Reproduce each line exactly, including spacing and punctuation.

**Supplied data**
- - - - -
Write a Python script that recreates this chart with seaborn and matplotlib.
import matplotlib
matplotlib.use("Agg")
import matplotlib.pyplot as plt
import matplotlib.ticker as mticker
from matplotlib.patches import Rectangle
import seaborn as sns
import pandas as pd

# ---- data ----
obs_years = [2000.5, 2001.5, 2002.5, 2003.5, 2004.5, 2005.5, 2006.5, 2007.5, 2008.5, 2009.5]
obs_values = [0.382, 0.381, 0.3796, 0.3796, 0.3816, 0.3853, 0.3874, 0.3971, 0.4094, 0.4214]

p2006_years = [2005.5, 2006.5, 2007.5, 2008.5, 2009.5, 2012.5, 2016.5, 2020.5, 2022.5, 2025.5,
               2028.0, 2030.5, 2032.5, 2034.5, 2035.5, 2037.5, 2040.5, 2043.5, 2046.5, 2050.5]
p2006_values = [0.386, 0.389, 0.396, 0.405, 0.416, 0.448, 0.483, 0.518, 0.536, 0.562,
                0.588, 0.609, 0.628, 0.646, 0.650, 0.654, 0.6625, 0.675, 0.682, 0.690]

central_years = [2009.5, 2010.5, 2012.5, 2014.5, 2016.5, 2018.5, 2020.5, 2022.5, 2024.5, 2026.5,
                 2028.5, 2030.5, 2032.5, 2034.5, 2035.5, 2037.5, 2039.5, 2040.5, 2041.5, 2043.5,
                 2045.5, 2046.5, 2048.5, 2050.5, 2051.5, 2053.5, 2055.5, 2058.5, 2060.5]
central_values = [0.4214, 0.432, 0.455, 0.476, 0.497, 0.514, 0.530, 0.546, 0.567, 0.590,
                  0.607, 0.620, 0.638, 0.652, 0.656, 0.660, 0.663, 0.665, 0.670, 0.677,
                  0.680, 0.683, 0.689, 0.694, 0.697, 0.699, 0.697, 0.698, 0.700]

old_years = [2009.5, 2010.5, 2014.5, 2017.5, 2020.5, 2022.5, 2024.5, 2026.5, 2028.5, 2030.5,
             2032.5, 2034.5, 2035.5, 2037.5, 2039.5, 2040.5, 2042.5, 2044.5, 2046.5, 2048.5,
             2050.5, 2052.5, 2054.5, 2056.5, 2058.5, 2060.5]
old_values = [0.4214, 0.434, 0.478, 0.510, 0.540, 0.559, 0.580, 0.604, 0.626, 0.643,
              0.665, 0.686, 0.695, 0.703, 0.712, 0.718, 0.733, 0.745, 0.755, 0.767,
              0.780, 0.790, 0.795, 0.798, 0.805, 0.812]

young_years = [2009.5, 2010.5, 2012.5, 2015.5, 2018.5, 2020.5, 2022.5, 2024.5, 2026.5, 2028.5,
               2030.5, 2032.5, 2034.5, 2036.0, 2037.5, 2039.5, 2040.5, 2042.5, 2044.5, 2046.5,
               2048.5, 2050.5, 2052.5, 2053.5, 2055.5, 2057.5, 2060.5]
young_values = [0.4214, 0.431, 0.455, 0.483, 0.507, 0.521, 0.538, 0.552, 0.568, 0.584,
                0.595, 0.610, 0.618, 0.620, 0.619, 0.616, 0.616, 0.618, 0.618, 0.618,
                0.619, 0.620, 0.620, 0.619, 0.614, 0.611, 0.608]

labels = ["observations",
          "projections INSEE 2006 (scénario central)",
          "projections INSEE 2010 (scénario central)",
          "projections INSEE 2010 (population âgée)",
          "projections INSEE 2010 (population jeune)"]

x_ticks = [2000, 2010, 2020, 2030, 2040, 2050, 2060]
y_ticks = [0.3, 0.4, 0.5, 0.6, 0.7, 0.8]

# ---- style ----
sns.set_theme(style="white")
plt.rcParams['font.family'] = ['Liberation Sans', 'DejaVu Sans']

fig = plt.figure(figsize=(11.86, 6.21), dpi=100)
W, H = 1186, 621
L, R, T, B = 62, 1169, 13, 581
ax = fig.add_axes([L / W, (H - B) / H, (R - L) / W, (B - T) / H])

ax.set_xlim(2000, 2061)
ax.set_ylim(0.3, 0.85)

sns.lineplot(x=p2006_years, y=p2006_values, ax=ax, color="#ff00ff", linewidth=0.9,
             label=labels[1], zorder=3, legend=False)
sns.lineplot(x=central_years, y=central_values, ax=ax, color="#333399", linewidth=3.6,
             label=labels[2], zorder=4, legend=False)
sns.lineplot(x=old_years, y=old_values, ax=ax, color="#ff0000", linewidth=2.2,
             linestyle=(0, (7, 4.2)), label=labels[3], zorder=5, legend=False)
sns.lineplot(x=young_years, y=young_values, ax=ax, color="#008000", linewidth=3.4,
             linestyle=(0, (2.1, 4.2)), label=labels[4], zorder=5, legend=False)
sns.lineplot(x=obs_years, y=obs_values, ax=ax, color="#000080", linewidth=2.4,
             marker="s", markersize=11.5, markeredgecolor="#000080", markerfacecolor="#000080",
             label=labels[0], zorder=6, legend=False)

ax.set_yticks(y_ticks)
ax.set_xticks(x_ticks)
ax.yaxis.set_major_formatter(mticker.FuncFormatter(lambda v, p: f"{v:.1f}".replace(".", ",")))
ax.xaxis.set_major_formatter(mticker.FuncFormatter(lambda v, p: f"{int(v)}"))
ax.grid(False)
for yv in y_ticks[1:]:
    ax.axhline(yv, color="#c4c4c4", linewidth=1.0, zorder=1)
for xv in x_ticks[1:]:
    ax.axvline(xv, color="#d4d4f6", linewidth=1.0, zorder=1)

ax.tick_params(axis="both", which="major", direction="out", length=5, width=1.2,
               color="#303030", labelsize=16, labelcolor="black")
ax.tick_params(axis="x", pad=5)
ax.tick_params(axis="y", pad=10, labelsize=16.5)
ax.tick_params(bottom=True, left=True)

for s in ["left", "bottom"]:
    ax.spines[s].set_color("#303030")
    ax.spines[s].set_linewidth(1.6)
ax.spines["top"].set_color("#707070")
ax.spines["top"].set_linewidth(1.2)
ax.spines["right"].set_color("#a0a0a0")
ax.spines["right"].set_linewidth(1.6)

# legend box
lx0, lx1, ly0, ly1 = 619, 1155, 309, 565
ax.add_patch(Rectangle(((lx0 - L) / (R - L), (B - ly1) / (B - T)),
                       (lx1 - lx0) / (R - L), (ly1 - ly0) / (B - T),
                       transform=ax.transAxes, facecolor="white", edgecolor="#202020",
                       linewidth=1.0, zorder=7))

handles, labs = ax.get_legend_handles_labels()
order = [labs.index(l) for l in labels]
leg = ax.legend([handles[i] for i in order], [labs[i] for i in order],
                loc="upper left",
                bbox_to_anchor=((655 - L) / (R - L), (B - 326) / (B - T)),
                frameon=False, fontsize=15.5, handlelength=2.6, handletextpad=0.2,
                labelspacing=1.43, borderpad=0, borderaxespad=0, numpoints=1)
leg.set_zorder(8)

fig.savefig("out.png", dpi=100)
- - - - -
**In response**
Write a Python script that recreates this chart with seaborn and matplotlib.
import matplotlib
matplotlib.use("Agg")
import matplotlib.pyplot as plt
import matplotlib.ticker as mticker
from matplotlib.patches import Rectangle
import seaborn as sns
import pandas as pd

# ---- data ----
obs_years = [2000.5, 2001.5, 2002.5, 2003.5, 2004.5, 2005.5, 2006.5, 2007.5, 2008.5, 2009.5]
obs_values = [0.382, 0.381, 0.3796, 0.3796, 0.3816, 0.3853, 0.3874, 0.3971, 0.4094, 0.4214]

p2006_years = [2005.5, 2006.5, 2007.5, 2008.5, 2009.5, 2012.5, 2016.5, 2020.5, 2022.5, 2025.5,
               2028.0, 2030.5, 2032.5, 2034.5, 2035.5, 2037.5, 2040.5, 2043.5, 2046.5, 2050.5]
p2006_values = [0.386, 0.389, 0.396, 0.405, 0.416, 0.448, 0.483, 0.518, 0.536, 0.562,
                0.588, 0.609, 0.628, 0.646, 0.650, 0.654, 0.6625, 0.675, 0.682, 0.690]

central_years = [2009.5, 2010.5, 2012.5, 2014.5, 2016.5, 2018.5, 2020.5, 2022.5, 2024.5, 2026.5,
                 2028.5, 2030.5, 2032.5, 2034.5, 2035.5, 2037.5, 2039.5, 2040.5, 2041.5, 2043.5,
                 2045.5, 2046.5, 2048.5, 2050.5, 2051.5, 2053.5, 2055.5, 2058.5, 2060.5]
central_values = [0.4214, 0.432, 0.455, 0.476, 0.497, 0.514, 0.530, 0.546, 0.567, 0.590,
                  0.607, 0.620, 0.638, 0.652, 0.656, 0.660, 0.663, 0.665, 0.670, 0.677,
                  0.680, 0.683, 0.689, 0.694, 0.697, 0.699, 0.697, 0.698, 0.700]

old_years = [2009.5, 2010.5, 2014.5, 2017.5, 2020.5, 2022.5, 2024.5, 2026.5, 2028.5, 2030.5,
             2032.5, 2034.5, 2035.5, 2037.5, 2039.5, 2040.5, 2042.5, 2044.5, 2046.5, 2048.5,
             2050.5, 2052.5, 2054.5, 2056.5, 2058.5, 2060.5]
old_values = [0.4214, 0.434, 0.478, 0.510, 0.540, 0.559, 0.580, 0.604, 0.626, 0.643,
              0.665, 0.686, 0.695, 0.703, 0.712, 0.718, 0.733, 0.745, 0.755, 0.767,
              0.780, 0.790, 0.795, 0.798, 0.805, 0.812]

young_years = [2009.5, 2010.5, 2012.5, 2015.5, 2018.5, 2020.5, 2022.5, 2024.5, 2026.5, 2028.5,
               2030.5, 2032.5, 2034.5, 2036.0, 2037.5, 2039.5, 2040.5, 2042.5, 2044.5, 2046.5,
               2048.5, 2050.5, 2052.5, 2053.5, 2055.5, 2057.5, 2060.5]
young_values = [0.4214, 0.431, 0.455, 0.483, 0.507, 0.521, 0.538, 0.552, 0.568, 0.584,
                0.595, 0.610, 0.618, 0.620, 0.619, 0.616, 0.616, 0.618, 0.618, 0.618,
                0.619, 0.620, 0.620, 0.619, 0.614, 0.611, 0.608]

labels = ["observations",
          "projections INSEE 2006 (scénario central)",
          "projections INSEE 2010 (scénario central)",
          "projections INSEE 2010 (population âgée)",
          "projections INSEE 2010 (population jeune)"]

x_ticks = [2000, 2010, 2020, 2030, 2040, 2050, 2060]
y_ticks = [0.3, 0.4, 0.5, 0.6, 0.7, 0.8]

# ---- style ----
sns.set_theme(style="white")
plt.rcParams['font.family'] = ['Liberation Sans', 'DejaVu Sans']

fig = plt.figure(figsize=(11.86, 6.21), dpi=100)
W, H = 1186, 621
L, R, T, B = 62, 1169, 13, 581
ax = fig.add_axes([L / W, (H - B) / H, (R - L) / W, (B - T) / H])

ax.set_xlim(2000, 2061)
ax.set_ylim(0.3, 0.85)

sns.lineplot(x=p2006_years, y=p2006_values, ax=ax, color="#ff00ff", linewidth=0.9,
             label=labels[1], zorder=3, legend=False)
sns.lineplot(x=central_years, y=central_values, ax=ax, color="#333399", linewidth=3.6,
             label=labels[2], zorder=4, legend=False)
sns.lineplot(x=old_years, y=old_values, ax=ax, color="#ff0000", linewidth=2.2,
             linestyle=(0, (7, 4.2)), label=labels[3], zorder=5, legend=False)
sns.lineplot(x=young_years, y=young_values, ax=ax, color="#008000", linewidth=3.4,
             linestyle=(0, (2.1, 4.2)), label=labels[4], zorder=5, legend=False)
sns.lineplot(x=obs_years, y=obs_values, ax=ax, color="#000080", linewidth=2.4,
             marker="s", markersize=11.5, markeredgecolor="#000080", markerfacecolor="#000080",
             label=labels[0], zorder=6, legend=False)

ax.set_yticks(y_ticks)
ax.set_xticks(x_ticks)
ax.yaxis.set_major_formatter(mticker.FuncFormatter(lambda v, p: f"{v:.1f}".replace(".", ",")))
ax.xaxis.set_major_formatter(mticker.FuncFormatter(lambda v, p: f"{int(v)}"))
ax.grid(False)
for yv in y_ticks[1:]:
    ax.axhline(yv, color="#c4c4c4", linewidth=1.0, zorder=1)
for xv in x_ticks[1:]:
    ax.axvline(xv, color="#d4d4f6", linewidth=1.0, zorder=1)

ax.tick_params(axis="both", which="major", direction="out", length=5, width=1.2,
               color="#303030", labelsize=16, labelcolor="black")
ax.tick_params(axis="x", pad=5)
ax.tick_params(axis="y", pad=10, labelsize=16.5)
ax.tick_params(bottom=True, left=True)

for s in ["left", "bottom"]:
    ax.spines[s].set_color("#303030")
    ax.spines[s].set_linewidth(1.6)
ax.spines["top"].set_color("#707070")
ax.spines["top"].set_linewidth(1.2)
ax.spines["right"].set_color("#a0a0a0")
ax.spines["right"].set_linewidth(1.6)

# legend box
lx0, lx1, ly0, ly1 = 619, 1155, 309, 565
ax.add_patch(Rectangle(((lx0 - L) / (R - L), (B - ly1) / (B - T)),
                       (lx1 - lx0) / (R - L), (ly1 - ly0) / (B - T),
                       transform=ax.transAxes, facecolor="white", edgecolor="#202020",
                       linewidth=1.0, zorder=7))

handles, labs = ax.get_legend_handles_labels()
order = [labs.index(l) for l in labels]
leg = ax.legend([handles[i] for i in order], [labs[i] for i in order],
                loc="upper left",
                bbox_to_anchor=((655 - L) / (R - L), (B - 326) / (B - T)),
                frameon=False, fontsize=15.5, handlelength=2.6, handletextpad=0.2,
                labelspacing=1.43, borderpad=0, borderaxespad=0, numpoints=1)
leg.set_zorder(8)

fig.savefig("out.png", dpi=100)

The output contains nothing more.